There are usually between 6 and 10 different fighters to choose from. There is the small and weak, but fast one (usually a woman), there are the allrounders (usually the best choices) and the huge, but slow brutes. Similar 'standard moves' (as opposed the the 'special moves' discussed before) are often activated in completely different ways, depending on whom you choose. So basically, you're stuck with the one you've learned to handle.

IK goes a completely different way. All fighters are basically identical, both your alter ego and your opponents. You all have the same speed, the same strength and the same moves. In addition, the old problem of 'pushing the opponent down immediately every time he stands up again and thus win without real resistence' can't occur. This is because IK isn't some street brawl, but an 'honourable duel' (if that's not typically Japanese....). Every time one fighter hits the other, the elderly (and presumably very wise) karate grand-master-teacher pauses the fight and awards some points. The opponents both go into position again and it continues. The fighter who first manages to get his score up to a certain amount wins. Alternatively, the trophy goes to the one who has scored better after thirty seconds (if nobody achieved enough to win earlier).

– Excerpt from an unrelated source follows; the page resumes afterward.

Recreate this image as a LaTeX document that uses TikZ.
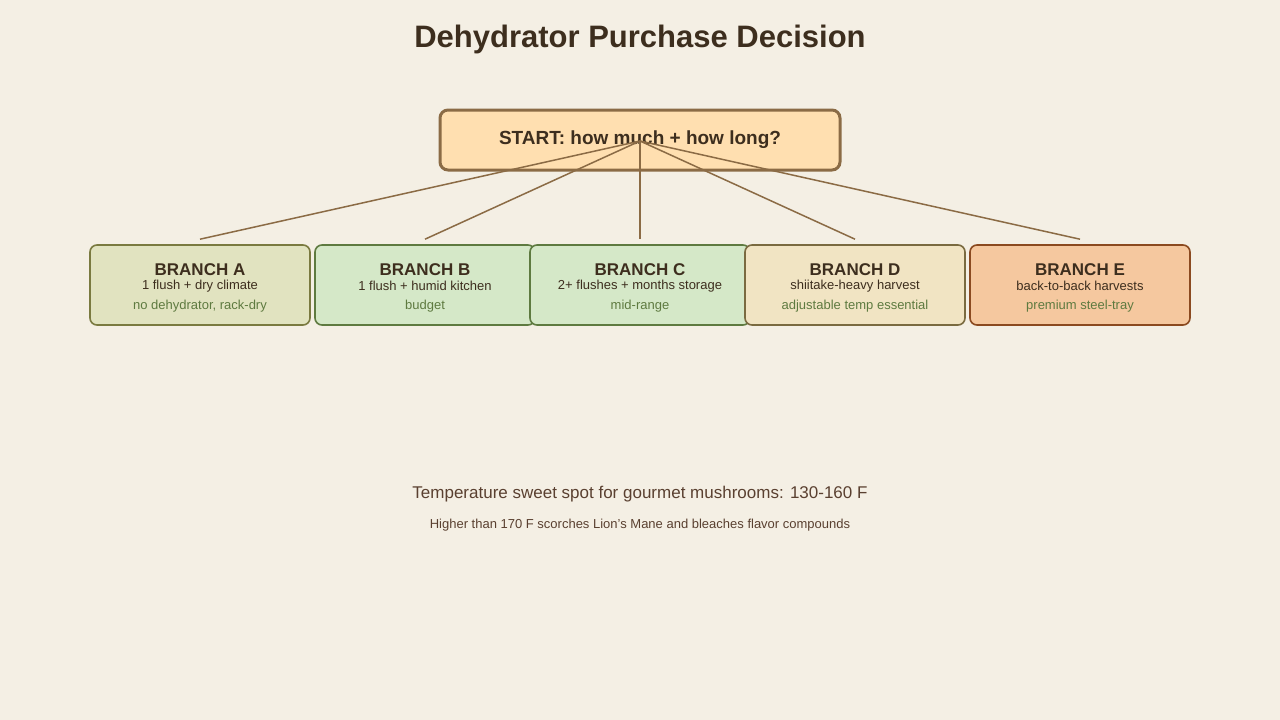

Two player mode works a little differently. Again, the fighters have to score points, but their 'meter' isn't one-way, but when the opponent scores, you automatically lose one points yourself. Might be a bit hard to imagine, but to quote a well-known example: It's like in 'head-to-head' races in Micro Machines. After one player has won two fights, he can continue fighting against the computer. Pretty strange considering that the second player can do nothing but watch then.

The controls work via a one-button-joystick. All gamepad-loving kids of today might not be able to imagine that, but all the moves are actually very easy to do: you just have to move the joystick into a direction and sometimes also push the fire button (each direction 'has' two moves: one is done by simply moving into that direction, the other by simulatiously pressing fire). Makes you wonder why most fighting games rely on these ridiculously hard combinations to achieve the same effect.

Graphics are really nice, animation is smooth. Every few fights, the background (or 'arena' to use a modern hyped word) changes: beach, desert, in the theater, middle of the city,....

IK doesn't stress the quick clicking of fire buttons as much as other games of the genre do. That sets is positively apart - especially for someone like me who simply.... sucks at anything controlled by gamepads with thousands of buttons. Not having different 'characters' makes your start into the game incredibly easy. In spite of what you might think, the fun lasts... seemingly forever. One of the best fighting games of the 80s and of all times!

Comments (4) [Post comment]

Moebius:
This also looks a lot like The Way of Exploding Fist (one of the greatest zx-spectrum & commodore 64 hits), you might wanna add it to Similar Games section. I think it's important, and also something tells me it surpasses all those International Karate clones.
Steven B:

I'm with you, this game is genius!

I still remember with finally cracking black-belt.